• _Recorded data_:
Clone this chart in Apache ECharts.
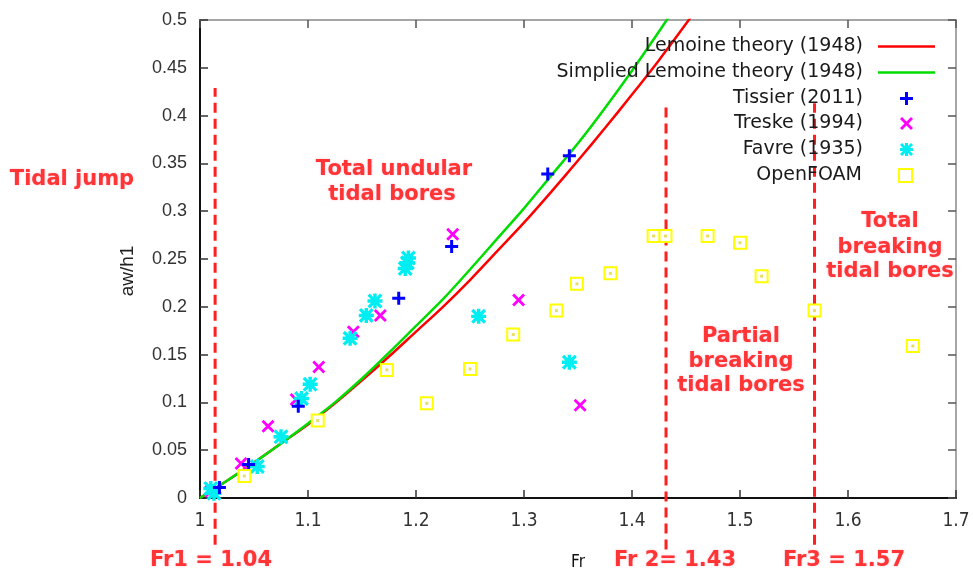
<!DOCTYPE html>
<html>
<head>
<meta charset="utf-8">
<script src="https://cdn.jsdelivr.net/npm/echarts@6/dist/echarts.min.js"></script>
<style>
  html, body { margin: 0; padding: 0; background: #fff; }
  #chart { width: 973px; height: 574px; }
</style>
</head>
<body>
<div id="chart"></div>
<script>
  // 理论曲线 (Fr, aw/h1)
  var lemoineFr  = [1.0, 1.025, 1.05, 1.075, 1.1, 1.125, 1.15, 1.175, 1.2, 1.225, 1.25, 1.275, 1.3, 1.325, 1.35, 1.375, 1.4, 1.425, 1.45, 1.475];
  var lemoineAw  = [0, 0.018, 0.037, 0.057, 0.077, 0.099, 0.123, 0.148, 0.174, 0.200, 0.228, 0.258, 0.288, 0.320, 0.353, 0.387, 0.422, 0.458, 0.496, 0.535];
  var simpleFr   = [1.0, 1.025, 1.05, 1.075, 1.1, 1.125, 1.15, 1.175, 1.2, 1.225, 1.25, 1.275, 1.3, 1.325, 1.35, 1.375, 1.4, 1.425, 1.45];
  var simpleAw   = [0, 0.018, 0.037, 0.057, 0.078, 0.100, 0.125, 0.152, 0.180, 0.208, 0.239, 0.271, 0.303, 0.337, 0.371, 0.408, 0.447, 0.488, 0.530];

  // 实验 / 数值点
  var tissierFr  = [1.018, 1.045, 1.091, 1.184, 1.233, 1.322, 1.342];
  var tissierAw  = [0.011, 0.035, 0.096, 0.209, 0.263, 0.339, 0.358];
  var treskeFr   = [1.010, 1.038, 1.063, 1.089, 1.110, 1.142, 1.167, 1.234, 1.295, 1.352];
  var treskeAw   = [0.007, 0.036, 0.075, 0.103, 0.137, 0.174, 0.191, 0.276, 0.207, 0.097];
  var favreFr    = [1.010, 1.013, 1.053, 1.075, 1.094, 1.102, 1.139, 1.154, 1.162, 1.190, 1.192, 1.193, 1.258, 1.342];
  var favreAw    = [0.010, 0.005, 0.033, 0.064, 0.104, 0.119, 0.167, 0.191, 0.206, 0.240, 0.246, 0.251, 0.190, 0.142];
  var foamFr     = [1.041, 1.109, 1.173, 1.210, 1.250, 1.290, 1.330, 1.349, 1.380, 1.420, 1.431, 1.470, 1.500, 1.520, 1.569, 1.660];
  var foamAw     = [0.023, 0.081, 0.134, 0.099, 0.135, 0.171, 0.196, 0.224, 0.235, 0.274, 0.274, 0.274, 0.267, 0.232, 0.196, 0.159];

  // 分区虚线 Fr1 / Fr2 / Fr3
  var limitFr    = [1.014, 1.4315, 1.569];
  var limitLow   = [-0.049, -0.054, -0.049];
  var limitHigh  = [0.429, 0.413, 0.413];

  var seriesNames = ['Lemoine theory (1948)', 'Simplied Lemoine theory (1948)', 'Tissier (2011)', 'Treske (1994)', 'Favre (1935)', 'OpenFOAM'];

  function zip(xs, ys) {
    return xs.map(function (x, i) { return [x, ys[i]]; });
  }

  var plusPath  = 'path://M5,0H8V5H13V8H8V13H5V8H0V5H5Z';
  var crossPath = 'path://M0,2L2,0L6.5,4.5L11,0L13,2L8.5,6.5L13,11L11,13L6.5,8.5L2,13L0,11L4.5,6.5Z';
  var starPath  = 'path://M5,0H8V5H13V8H8V13H5V8H0V5H5Z M0,2L2,0L6.5,4.5L11,0L13,2L8.5,6.5L13,11L11,13L6.5,8.5L2,13L0,11L4.5,6.5Z';
  var linePath  = 'path://M0,0H57V2.5H0Z';

  var labelFont = "'Liberation Sans', Arial, sans-serif";
  var narrowFont = "'Liberation Sans Narrow', 'DejaVu Sans Condensed', 'Liberation Sans', sans-serif";

  function redLabel(x, y, text) {
    return {
      type: 'text', x: x, y: y, z: 10,
      style: {
        text: text,
        fill: '#ff3535',
        font: 'bold 21px "DejaVu Sans", sans-serif',
        align: 'center',
        verticalAlign: 'middle',
        textShadowColor: 'rgba(255,120,160,0.55)',
        textShadowBlur: 2
      }
    };
  }

  var legendTops = [37, 63, 89, 114, 140, 166];
  var legendText = { fontFamily: '"DejaVu Sans", sans-serif', fontSize: 19, color: '#1a1a1a' };
  var legends = seriesNames.map(function (name, i) {
    var isLine = i < 2;
    var item = isLine ? { name: name, icon: linePath } : { name: name };
    if (i === 5) item.itemStyle = { color: '#ffff00', borderColor: '#ffff00', borderWidth: 3 };
    return {
      data: [item],
      right: isLine ? 38 : 60,
      top: legendTops[i],
      align: 'right',
      padding: 0,
      itemWidth: isLine ? 57 : 13,
      itemHeight: 13,
      selectedMode: false,
      textStyle: Object.assign({ padding: [0, isLine ? 10 : 32, 0, 0] }, legendText)
    };
  });

  var dashSeries = limitFr.map(function (fr, i) {
    return {
      type: 'line',
      data: [[fr, limitLow[i]], [fr, limitHigh[i]]],
      symbol: 'none',
      clip: false,
      silent: true,
      lineStyle: { color: '#ff1f1f', width: 3, type: [10, 6] },
      z: 1
    };
  });

  var option = {
    backgroundColor: '#fff',
    animation: false,
    legend: legends,
    grid: { left: 200, right: 17, top: 20, bottom: 76 },
    xAxis: [
      {
        type: 'value', min: 1, max: 1.7, interval: 0.1,
        axisLine: { onZero: false, lineStyle: { color: '#111', width: 2 } },
        axisTick: { inside: true, length: 8, lineStyle: { color: '#333', width: 1.5 } },
        axisLabel: { margin: 14, fontFamily: narrowFont, fontSize: 19, color: '#333' },
        splitLine: { show: false }
      },
      {
        type: 'value', min: 1, max: 1.7, interval: 0.1, position: 'top',
        axisLine: { show: true, onZero: false, lineStyle: { color: '#888', width: 1.5 } },
        axisTick: { inside: true, length: 8, lineStyle: { color: '#555', width: 1.5 } },
        axisLabel: { show: false },
        splitLine: { show: false }
      }
    ],
    yAxis: [
      {
        type: 'value', min: 0, max: 0.5, interval: 0.05,
        axisLine: { show: true, onZero: false, lineStyle: { color: '#111', width: 2 } },
        axisTick: { show: true, inside: true, length: 8, lineStyle: { color: '#333', width: 1.5 } },
        axisLabel: { margin: 13, fontFamily: labelFont, fontSize: 18, color: '#333' },
        splitLine: { show: false }
      },
      {
        type: 'value', min: 0, max: 0.5, interval: 0.05, position: 'right',
        axisLine: { show: true, onZero: false, lineStyle: { color: '#888', width: 1.5 } },
        axisTick: { show: true, inside: true, length: 8, lineStyle: { color: '#555', width: 1.5 } },
        axisLabel: { show: false },
        splitLine: { show: false }
      }
    ],
    graphic: [
      redLabel(72, 180, 'Tidal jump'),
      redLabel(394, 170, 'Total undular'),
      redLabel(392, 195, 'tidal bores'),
      redLabel(741, 337, 'Partial'),
      redLabel(741, 362, 'breaking'),
      redLabel(741, 386, 'tidal bores'),
      redLabel(890, 222, 'Total'),
      redLabel(890, 248, 'breaking'),
      redLabel(890, 272, 'tidal bores'),
      redLabel(211, 561, 'Fr1 = 1.04'),
      redLabel(675, 561, 'Fr 2= 1.43'),
      redLabel(844, 561, 'Fr3 = 1.57'),
      { type: 'text', x: 578, y: 563, style: { text: 'Fr', fill: '#111', font: '17px ' + narrowFont, align: 'center', verticalAlign: 'middle' } },
      { type: 'text', x: 128, y: 271, rotation: Math.PI / 2, style: { text: 'aw/h1', fill: '#222', font: '19px ' + labelFont, align: 'center', verticalAlign: 'middle' } }
    ],
    series: dashSeries.concat([
      {
        name: seriesNames[0], type: 'line', data: zip(lemoineFr, lemoineAw),
        symbol: 'none', smooth: 0.3, clip: true,
        lineStyle: { color: '#ff0000', width: 2.5 }, itemStyle: { color: '#ff0000' }, z: 2
      },
      {
        name: seriesNames[1], type: 'line', data: zip(simpleFr, simpleAw),
        symbol: 'none', smooth: 0.3, clip: true,
        lineStyle: { color: '#00dd00', width: 2.5 }, itemStyle: { color: '#00dd00' }, z: 2
      },
      {
        name: seriesNames[2], type: 'scatter', data: zip(tissierFr, tissierAw),
        symbol: plusPath, symbolSize: 13, itemStyle: { color: '#0000ff', opacity: 1 }, z: 4
      },
      {
        name: seriesNames[3], type: 'scatter', data: zip(treskeFr, treskeAw),
        symbol: crossPath, symbolSize: 13, itemStyle: { color: '#ff00ff', opacity: 1 }, z: 3
      },
      {
        name: seriesNames[4], type: 'scatter', data: zip(favreFr, favreAw),
        symbol: starPath, symbolSize: 15, itemStyle: { color: '#00eef2', opacity: 1 }, z: 3
      },
      {
        name: seriesNames[5], type: 'scatter', data: zip(foamFr, foamAw),
        symbol: 'emptyRect', symbolSize: 12, itemStyle: { color: '#ffff00', borderWidth: 3, opacity: 1 }, z: 5
      },
      {
        type: 'scatter', data: zip(foamFr, foamAw), silent: true,
        symbol: 'rect', symbolSize: 3, itemStyle: { color: '#e8e060', opacity: 1 }, z: 6
      }
    ])
  };

  var chart = echarts.init(document.getElementById('chart'));
  chart.setOption(option);
  window.onresize = chart.resize;
</script>
</body>
</html>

• _Set exercise_:
Leave the pictures out and reproduce exactly the lines from the top of the listing above through the line with "0.447, 0.488, 0.530];".

• _Result_:
Clone this chart in Apache ECharts.
<!DOCTYPE html>
<html>
<head>
<meta charset="utf-8">
<script src="https://cdn.jsdelivr.net/npm/echarts@6/dist/echarts.min.js"></script>
<style>
  html, body { margin: 0; padding: 0; background: #fff; }
  #chart { width: 973px; height: 574px; }
</style>
</head>
<body>
<div id="chart"></div>
<script>
  // 理论曲线 (Fr, aw/h1)
  var lemoineFr  = [1.0, 1.025, 1.05, 1.075, 1.1, 1.125, 1.15, 1.175, 1.2, 1.225, 1.25, 1.275, 1.3, 1.325, 1.35, 1.375, 1.4, 1.425, 1.45, 1.475];
  var lemoineAw  = [0, 0.018, 0.037, 0.057, 0.077, 0.099, 0.123, 0.148, 0.174, 0.200, 0.228, 0.258, 0.288, 0.320, 0.353, 0.387, 0.422, 0.458, 0.496, 0.535];
  var simpleFr   = [1.0, 1.025, 1.05, 1.075, 1.1, 1.125, 1.15, 1.175, 1.2, 1.225, 1.25, 1.275, 1.3, 1.325, 1.35, 1.375, 1.4, 1.425, 1.45];
  var simpleAw   = [0, 0.018, 0.037, 0.057, 0.078, 0.100, 0.125, 0.152, 0.180, 0.208, 0.239, 0.271, 0.303, 0.337, 0.371, 0.408, 0.447, 0.488, 0.530];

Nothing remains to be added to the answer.